Conan smash mirrors! – Remove duplicates in a Python list
As most of the time – there are multiple valid ways of doing it.
Keeping the order
I prefer easy and readable, if it is not crucial for performance to go another way.
Create a new list and add only values to it that are not already included. You can do this with a simple list comprehension or a for loop. This removes the duplicates and keeps the former order.
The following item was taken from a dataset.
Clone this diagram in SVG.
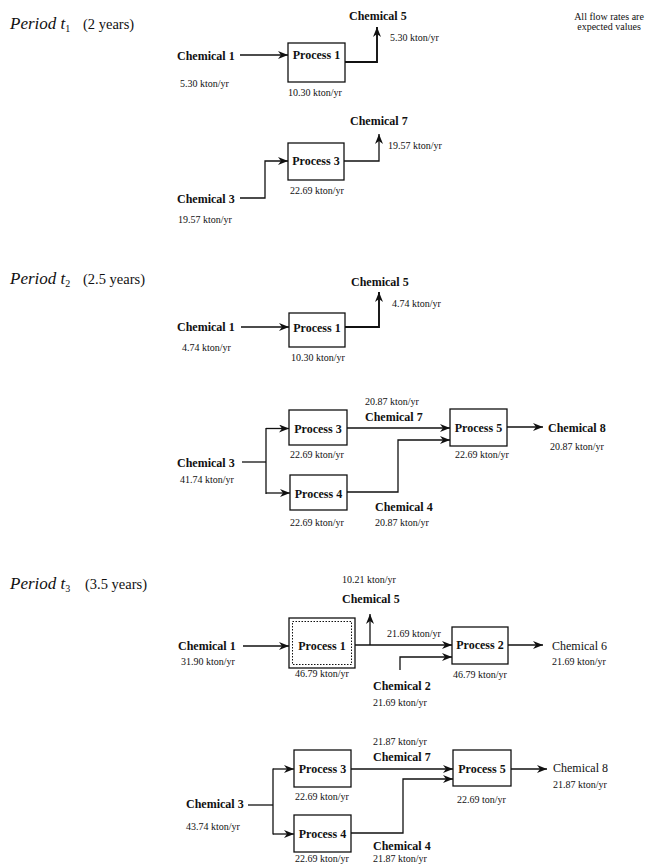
<svg xmlns="http://www.w3.org/2000/svg" width="647" height="865" viewBox="0 0 647 865">
<style>
text{font-family:"Liberation Serif","Times New Roman",serif;fill:#111}
.lbl{font-size:12px;font-weight:bold}
.chr{font-size:12px}
.val{font-size:10px}
.pt{font-size:12px;font-weight:bold;text-anchor:middle}
.per{font-size:17px;font-style:italic}
.yrs{font-size:14.5px}
.box{fill:#fff;stroke:#111;stroke-width:1.3}
.ln{fill:none;stroke:#111;stroke-width:1.3}
.arr{fill:none;stroke:#111;stroke-width:1.3;marker-end:url(#ah)}
.thk{stroke-width:1.9}
</style>
<defs>
<marker id="ah" markerUnits="userSpaceOnUse" markerWidth="11" markerHeight="8" refX="10" refY="4" orient="auto">
<path d="M0,0 L10,4 L0,8 L3,4 Z" fill="#111"/>
</marker>
</defs>
<rect width="647" height="865" fill="#fff"/>

<!-- Period labels -->
<g id="period1"><text x="10" y="29"><tspan class="per">Period t</tspan><tspan font-size="10" dy="3">1</tspan><tspan class="yrs" x="83" dy="-3">(2 years)</tspan></text></g>
<g id="note"><text class="val" x="609" y="20" text-anchor="middle">All flow rates are</text><text class="val" x="609" y="30" text-anchor="middle">expected values</text></g>
<g id="period2"><text x="10" y="284"><tspan class="per">Period t</tspan><tspan font-size="10" dy="3">2</tspan><tspan class="yrs" x="83" dy="-3">(2.5 years)</tspan></text></g>
<g id="period3"><text x="10" y="589"><tspan class="per">Period t</tspan><tspan font-size="10" dy="3">3</tspan><tspan class="yrs" x="85" dy="-3">(3.5 years)</tspan></text></g>

<!-- Connectors -->
<g id="connectors">
<!-- t1 -->
<line class="arr" x1="240" y1="55" x2="288" y2="55"/>
<polyline class="arr thk" points="345,62 377,62 377,27"/>
<polyline class="arr" points="240,198 265,198 265,161 288,161"/>
<polyline class="arr" points="344,161 379,161 379,134"/>
<!-- t2 -->
<line class="arr" x1="241" y1="327" x2="289" y2="327"/>
<polyline class="arr thk" points="345,327 379,327 379,292"/>
<line class="ln" x1="242" y1="462" x2="266" y2="462"/>
<line class="ln" x1="266" y1="428" x2="266" y2="494"/>
<line class="arr" x1="266" y1="428.5" x2="289" y2="428.5"/>
<line class="arr" x1="266" y1="493" x2="290" y2="493"/>
<line class="arr" x1="347" y1="428" x2="450" y2="428"/>
<polyline class="arr" points="347,492 398,492 398,440 450,440"/>
<line class="arr" x1="507" y1="427" x2="543" y2="427"/>
<!-- t3 -->
<line class="arr" x1="243" y1="646" x2="289" y2="646"/>
<line class="arr" x1="370" y1="645" x2="370" y2="614"/>
<line class="arr" x1="355" y1="645" x2="452" y2="645"/>
<polyline class="arr" points="400,670 400,657 452,657"/>
<line class="arr" x1="508" y1="645" x2="543" y2="645"/>
<line class="ln" x1="248" y1="805" x2="273" y2="805"/>
<line class="ln" x1="273" y1="768.5" x2="273" y2="834.5"/>
<line class="arr" x1="273" y1="769" x2="294" y2="769"/>
<line class="arr" x1="273" y1="834" x2="294" y2="834"/>
<line class="arr" x1="351" y1="769" x2="453" y2="769"/>
<polyline class="arr" points="351,833 403,833 403,779 453,779"/>
<line class="arr" x1="511" y1="769" x2="547" y2="769"/>
</g>

<!-- t1 nodes -->
<g id="t1-chem1"><text class="lbl" x="177" y="60">Chemical 1</text><text class="val" x="180" y="87">5.30 kton/yr</text></g>
<g id="t1-proc1"><rect class="box" x="288" y="43" width="57" height="39"/><text class="pt" x="316.5" y="59">Process 1</text><text class="val" x="288" y="96">10.30 kton/yr</text></g>
<g id="t1-chem5"><text class="lbl" x="349" y="20">Chemical 5</text><text class="val" x="390" y="41">5.30 kton/yr</text></g>
<g id="t1-chem3"><text class="lbl" x="177" y="203">Chemical 3</text><text class="val" x="178" y="223">19.57 kton/yr</text></g>
<g id="t1-proc3"><rect class="box" x="288" y="143" width="56" height="37"/><text class="pt" x="316" y="165">Process 3</text><text class="val" x="290" y="194">22.69 kton/yr</text></g>
<g id="t1-chem7"><text class="lbl" x="350" y="125">Chemical 7</text><text class="val" x="388" y="149">19.57 kton/yr</text></g>

<!-- t2 nodes -->
<g id="t2-chem1"><text class="lbl" x="177" y="331">Chemical 1</text><text class="val" x="182" y="351">4.74 kton/yr</text></g>
<g id="t2-proc1"><rect class="box" x="289" y="313" width="56" height="34"/><text class="pt" x="317" y="332">Process 1</text><text class="val" x="291" y="361">10.30 kton/yr</text></g>
<g id="t2-chem5"><text class="lbl" x="351" y="286">Chemical 5</text><text class="val" x="392" y="307">4.74 kton/yr</text></g>
<g id="t2-chem3"><text class="lbl" x="177" y="467">Chemical 3</text><text class="val" x="180" y="483">41.74 kton/yr</text></g>
<g id="t2-proc3"><rect class="box" x="289" y="410" width="58" height="35"/><text class="pt" x="318" y="433">Process 3</text><text class="val" x="290" y="458">22.69 kton/yr</text></g>
<g id="t2-proc4"><rect class="box" x="290" y="475" width="57" height="35"/><text class="pt" x="318.5" y="498">Process 4</text><text class="val" x="290" y="526">22.69 kton/yr</text></g>
<g id="t2-chem7"><text class="val" x="365" y="405">20.87 kton/yr</text><text class="lbl" x="365" y="421">Chemical 7</text></g>
<g id="t2-chem4"><text class="lbl" x="375" y="511">Chemical 4</text><text class="val" x="375" y="526">20.87 kton/yr</text></g>
<g id="t2-proc5"><rect class="box" x="450" y="409" width="57" height="37"/><text class="pt" x="478.5" y="432">Process 5</text><text class="val" x="455" y="458">22.69 kton/yr</text></g>
<g id="t2-chem8"><text class="lbl" x="548" y="432">Chemical 8</text><text class="val" x="550" y="450">20.87 kton/yr</text></g>

<!-- t3 nodes -->
<g id="t3-chem1"><text class="lbl" x="178" y="650">Chemical 1</text><text class="val" x="181" y="665">31.90 kton/yr</text></g>
<g id="t3-proc1"><rect class="box" x="289" y="618" width="66" height="50"/><rect x="292.5" y="621.5" width="59" height="43" fill="none" stroke="#111" stroke-width="1" stroke-dasharray="1.5,1.5"/><text class="pt" x="322" y="650">Process 1</text><text class="val" x="295" y="677">46.79 kton/yr</text></g>
<g id="t3-chem5"><text class="val" x="342" y="583">10.21 kton/yr</text><text class="lbl" x="342" y="603">Chemical 5</text></g>
<g id="t3-flow"><text class="val" x="387" y="637">21.69 kton/yr</text></g>
<g id="t3-chem2"><text class="lbl" x="373" y="690">Chemical 2</text><text class="val" x="373" y="706">21.69 kton/yr</text></g>
<g id="t3-proc2"><rect class="box" x="452" y="627" width="56" height="37"/><text class="pt" x="480" y="649">Process 2</text><text class="val" x="453" y="678">46.79 kton/yr</text></g>
<g id="t3-chem6"><text class="chr" x="552" y="650">Chemical 6</text><text class="val" x="552" y="665">21.69 kton/yr</text></g>
<g id="t3-chem3"><text class="lbl" x="186" y="808">Chemical 3</text><text class="val" x="186" y="830">43.74 kton/yr</text></g>
<g id="t3-proc3"><rect class="box" x="294" y="750" width="57" height="37"/><text class="pt" x="322.5" y="773">Process 3</text><text class="val" x="295" y="800">22.69 kton/yr</text></g>
<g id="t3-proc4"><rect class="box" x="294" y="815" width="57" height="37"/><text class="pt" x="322.5" y="838">Process 4</text><text class="val" x="295" y="862">22.69 kton/yr</text></g>
<g id="t3-chem7"><text class="val" x="373" y="745">21.87 kton/yr</text><text class="lbl" x="373" y="761">Chemical 7</text></g>
<g id="t3-chem4"><text class="lbl" x="373" y="850">Chemical 4</text><text class="val" x="373" y="862">21.87 kton/yr</text></g>
<g id="t3-proc5"><rect class="box" x="453" y="750" width="58" height="36"/><text class="pt" x="482" y="773">Process 5</text><text class="val" x="457" y="803">22.69 ton/yr</text></g>
<g id="t3-chem8"><text class="chr" x="553" y="772">Chemical 8</text><text class="val" x="553" y="788">21.87 kton/yr</text></g>
</svg>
original_list = [1, 2, 3, 5, 4, 4]
no_duplicates = []
[no_duplicates.append(x) for x in original_list if x not in no_duplicates]
print(no_duplicates)
# output is [1, 2, 3, 5, 4]
original_list = [1, 2, 3, 5, 4, 4]
no_duplicates = []
for i in original_list:
if i not in no_duplicates:
no_duplicates.append(i)
print(no_duplicates)
# output is [1, 2, 3, 5, 4]
You can also achieve it by (ab)using a the method fromkeys from a OrderedDict. Keys can exist only once, so duplicates get eliminated and converting the dict back to a list returns the list you want.
from typing import OrderedDict
original_list = [1, 2, 3, 5, 4, 4]
no_duplicates = list(OrderedDict.fromkeys(original_list))
print(no_duplicates)
# output is [1, 2, 3, 5, 4]
Loosing order
As sets do not allow duplicates, converting the list will also present you with the result. But the previous order is not ensured. Only use this if that is not important for your case.
original_list = [1, 2, 3, 5, 4, 4]
no_duplicates = list(set(original_list))
print(no_duplicates)
# output is [1, 2, 3, 4, 5]
With numpy you also have the possibility to remove duplicates directly, but you also lose the previous order. If numpy is not already installed, you would have to call “pip instal numpy”.
import numpy as np
original_list = [1, 2, 3, 5, 4, 4]
no_duplicates = np.unique(original_list).tolist()
print(no_duplicates)
# output is [1, 2, 3, 4, 5]